Psycholinguistics and Democratic Culture
Many progressives are wondering how we can counter the advertising success of the right wing of the Republican Party. Too many, it seems to me, are being guided by the premises of psycholinguistics, which assumes that certain words or phrases “trigger” primitive human responses. Given this assumption, the task boils down to creating more effective code-words than the conservatives, and thereby turn the tide of public opinion.The problem is not that psycholinguistics in wrong in its analysis of human behavior. It is probably as correct as many other theories of why we behave the way we do. The problem is that it ignores, or perhaps is totally unconscious of, the necessary conditions for a democratic culture—a culture that expects citizens to engage in conversations with their minds, their values, and their emotions.
In classical rhetoric, the three forms of persuasion were logos, pathos, and ethos. Logos involved the logic or reasoning process of an argument, pathos referred to an audience’s valued-laden emotions, and ethos referred to the speaker’s character. A democratic culture requires all three.

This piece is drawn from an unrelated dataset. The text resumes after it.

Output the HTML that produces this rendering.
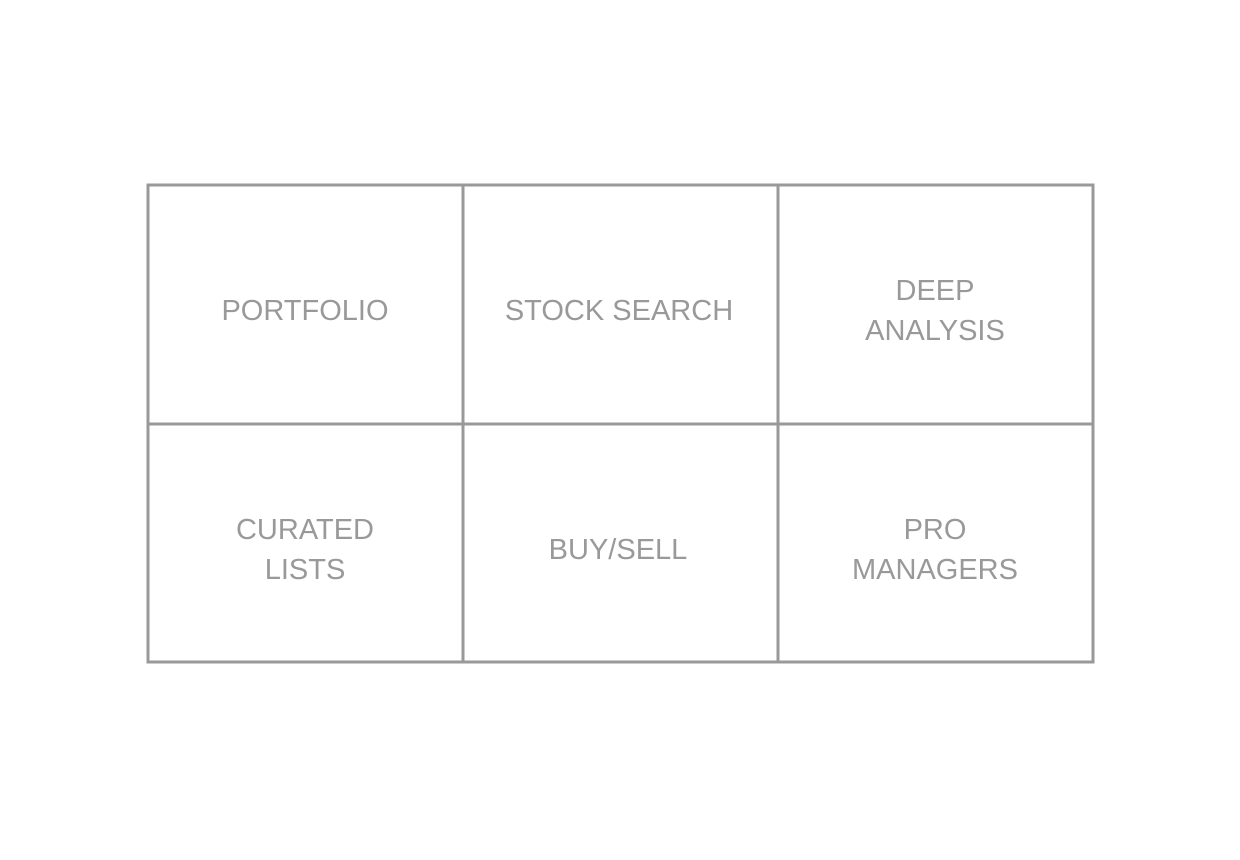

Committed speakers, for example, could argue that we should be angry about the rich receiving tax cuts because their riches comes from an economic system that works to their benefit and to the disadvantage of others. The system, on other words, is unfair, and taxes are one means of re-balancing the system. Such an argument could invite counter-arguments and thereby promote a democratic culture. Quite a different culture, for example, than a culture created by continually repeating, until it is hammered into our brains, that the rich suffer from “money-obesity.”
We do not need to throw out psycholinguistics, but we do need to create practices that promote a democratic culture, and the evidence right now is that psycholinguistics is leading us down a different path.